With the flexible approach, Monderman, while sharing the same goal, was also interested in how it was achieved. Not for him the isolation and lack of ownership of tightly controlled zones and systems. What he saw was an opportunity for interaction, engagement and shared responsibility that relies on the community working together.

This is pretty much how we had worked for several thousand years, before the industrial revolution. And it is a way of working towards which many would like to move.

The modern workplace should reflect a flexible approach, where choice and freedom to act is by negotiation with others in the community; where trust is built and motivation and endeavour are self-created rather than imposed; where output is what is measured rather than input.

What would you prefer?

It is interesting to look at these two approaches and see how they relate to the modern dilemma around the workplace.

Buchanan’s approach is structured and imposed while Monderman’s approach is flexible, fluid and self-governing.

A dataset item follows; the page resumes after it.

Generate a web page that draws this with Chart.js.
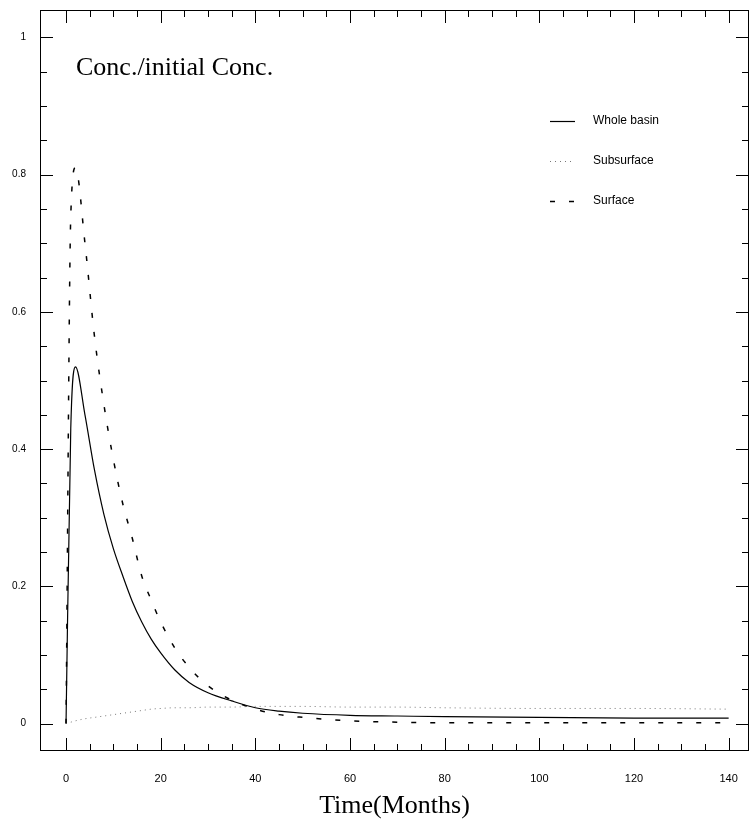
<!DOCTYPE html>
<html>
<head>
<meta charset="utf-8">
<title>Conc./initial Conc.</title>
<script src="https://cdn.jsdelivr.net/npm/chart.js@4.4.1/dist/chart.umd.min.js"></script>
<style>
    html, body { margin: 0; padding: 0; background: #fff; }
    #wrap { width: 750px; height: 824px; position: relative; }
</style>
</head>
<body>
<div id="wrap"><canvas id="concChart"></canvas></div>
<script>
const months = [0, 1, 2, 4, 6, 8, 10, 12, 14, 16, 18, 20, 23, 26, 30, 35, 40, 45, 50, 60, 70, 80, 100, 120, 140];

// Concentration / initial concentration
const wholeBasin = [0, 0.43, 0.52, 0.45, 0.37, 0.305, 0.255, 0.215, 0.178, 0.148, 0.123, 0.103, 0.078, 0.06, 0.045, 0.033, 0.023, 0.018, 0.015, 0.012, 0.011, 0.010, 0.009, 0.008, 0.008];
const subsurface = [0, 0.002, 0.004, 0.007, 0.009, 0.011, 0.013, 0.015, 0.017, 0.019, 0.021, 0.022, 0.023, 0.023, 0.024, 0.024, 0.025, 0.025, 0.025, 0.024, 0.024, 0.023, 0.022, 0.022, 0.021];
const surface = [0, 0.74, 0.81, 0.70, 0.565, 0.465, 0.385, 0.32, 0.27, 0.215, 0.18, 0.148, 0.11, 0.082, 0.055, 0.034, 0.021, 0.013, 0.009, 0.004, 0.002, 0.001, 0.001, 0.001, 0.001];

const seriesLabels = ['Whole basin', 'Subsurface', 'Surface'];

// Axis ticks
const xTicks = [0, 20, 40, 60, 80, 100, 120, 140];
const yTicks = [0, 0.2, 0.4, 0.6, 0.8, 1];

const plotTitle = 'Conc./initial Conc.';
const xTitle = 'Time(Months)';

function toPoints(values) {
    return months.map((m, i) => ({ x: m, y: values[i] }));
}

// Frame, inward ticks on all four sides, inner title and legend
const frameAndLegend = {
    id: 'frameAndLegend',
    afterDraw(chart) {
        const ctx = chart.ctx;
        const area = chart.chartArea;
        const xs = chart.scales.x;
        const ys = chart.scales.y;
        const major = 13, minor = 7;

        ctx.save();
        ctx.strokeStyle = '#000';
        ctx.lineWidth = 1;
        ctx.strokeRect(area.left + 0.5, area.top + 0.5, area.right - area.left - 1, area.bottom - area.top - 1);

        ctx.beginPath();
        for (let m = 0; m <= 140; m += 5) {
            const px = Math.round(xs.getPixelForValue(m)) + 0.5;
            const len = xTicks.includes(m) ? major : minor;
            ctx.moveTo(px, area.bottom);
            ctx.lineTo(px, area.bottom - len);
            ctx.moveTo(px, area.top);
            ctx.lineTo(px, area.top + len);
        }
        for (let k = 0; k <= 20; k++) {
            const v = k * 0.05;
            const py = Math.round(ys.getPixelForValue(v)) + 0.5;
            const len = (k % 4 === 0) ? major : minor;
            ctx.moveTo(area.left, py);
            ctx.lineTo(area.left + len, py);
            ctx.moveTo(area.right, py);
            ctx.lineTo(area.right - len, py);
        }
        ctx.stroke();

        // Inner title
        ctx.fillStyle = '#000';
        ctx.font = '26px "Liberation Serif", "Times New Roman", serif';
        ctx.textBaseline = 'alphabetic';
        ctx.textAlign = 'left';
        ctx.fillText(plotTitle, area.left + 36, area.top + 65);

        // Legend
        const lx = area.left + 510;
        const ly = area.top + 111;
        ctx.font = '12px "Liberation Sans", Arial, sans-serif';
        ctx.textBaseline = 'middle';
        chart.data.datasets.forEach((ds, i) => {
            const y = ly + i * 40;
            ctx.beginPath();
            ctx.strokeStyle = ds.borderColor;
            ctx.lineWidth = ds.borderWidth;
            ctx.setLineDash(ds.borderDash || []);
            ctx.moveTo(lx, y + 0.5);
            ctx.lineTo(lx + 25, y + 0.5);
            ctx.stroke();
            ctx.setLineDash([]);
            ctx.fillStyle = '#000';
            ctx.fillText(ds.label, lx + 43, y);
        });
        ctx.restore();
    }
};

function noEdgePadding(scale) {
    scale.paddingTop = 0;
    scale.paddingBottom = 0;
    scale.paddingLeft = 0;
    scale.paddingRight = 0;
}

const chart = new Chart(document.getElementById('concChart'), {
    type: 'line',
    data: {
        datasets: [
            {
                label: seriesLabels[0],
                data: toPoints(wholeBasin),
                borderColor: '#000',
                borderWidth: 1.2,
                pointRadius: 0,
                cubicInterpolationMode: 'monotone'
            },
            {
                label: seriesLabels[1],
                data: toPoints(subsurface),
                borderColor: '#777',
                borderWidth: 1,
                borderDash: [1, 4],
                pointRadius: 0,
                cubicInterpolationMode: 'monotone'
            },
            {
                label: seriesLabels[2],
                data: toPoints(surface),
                borderColor: '#000',
                borderWidth: 1.5,
                borderDash: [5, 14],
                pointRadius: 0,
                cubicInterpolationMode: 'monotone'
            }
        ]
    },
    options: {
        responsive: true,
        maintainAspectRatio: false,
        animation: false,
        events: [],
        layout: { padding: { top: 10, right: 1, left: 0, bottom: 0 } },
        plugins: {
            legend: { display: false },
            tooltip: { enabled: false }
        },
        scales: {
            x: {
                type: 'linear',
                min: -5.5,
                max: 144.3,
                grid: { display: false, drawTicks: false },
                border: { display: false },
                afterBuildTicks: (scale) => { scale.ticks = xTicks.map(v => ({ value: v })); },
                afterFit: (scale) => { scale.height = 73; noEdgePadding(scale); },
                ticks: {
                    padding: 21,
                    maxRotation: 0,
                    color: '#000',
                    font: { family: '"Liberation Sans", Arial, sans-serif', size: 11 },
                    callback: (v) => String(v)
                },
                title: {
                    display: true,
                    text: xTitle,
                    color: '#000',
                    font: { family: '"Liberation Serif", "Times New Roman", serif', size: 26 },
                    padding: { top: 0, bottom: 2 }
                }
            },
            y: {
                type: 'linear',
                min: -0.04,
                max: 1.04,
                grid: { display: false, drawTicks: false },
                border: { display: false },
                afterBuildTicks: (scale) => { scale.ticks = yTicks.map(v => ({ value: v })); },
                afterFit: (scale) => { scale.width = 40; noEdgePadding(scale); },
                ticks: {
                    padding: 14,
                    color: '#000',
                    font: { family: '"Liberation Sans", Arial, sans-serif', size: 10 },
                    callback: (v) => (v === 0 || v === 1) ? String(v) : v.toFixed(1)
                }
            }
        }
    },
    plugins: [frameAndLegend]
});
</script>
</body>
</html>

This latter approach may offer new ways of looking at our current traffic problems to create innovative solutions.

It is certainly relevant to the workplace evolution that is currently happening in many organisations across the country right now and continuing to change the way we work.

I know what I would prefer.



Silva, E. (2009) ‘Making Social Order’, in Taylor, S., Hinchcliffe, S., Clarke, J. and Bromley, S. (eds) Making Social Lives, Milton Keynes, The Open University.

Shared Space: Reconciling people, places and traffic, 2014. Ben Hamilton Baillie. [online] Available here.

Traffic in Towns: A Retrospective, 2013, Colin Buchanan. [online] Available here.

Modernism, 2014. Wikipedia. [online] Available here.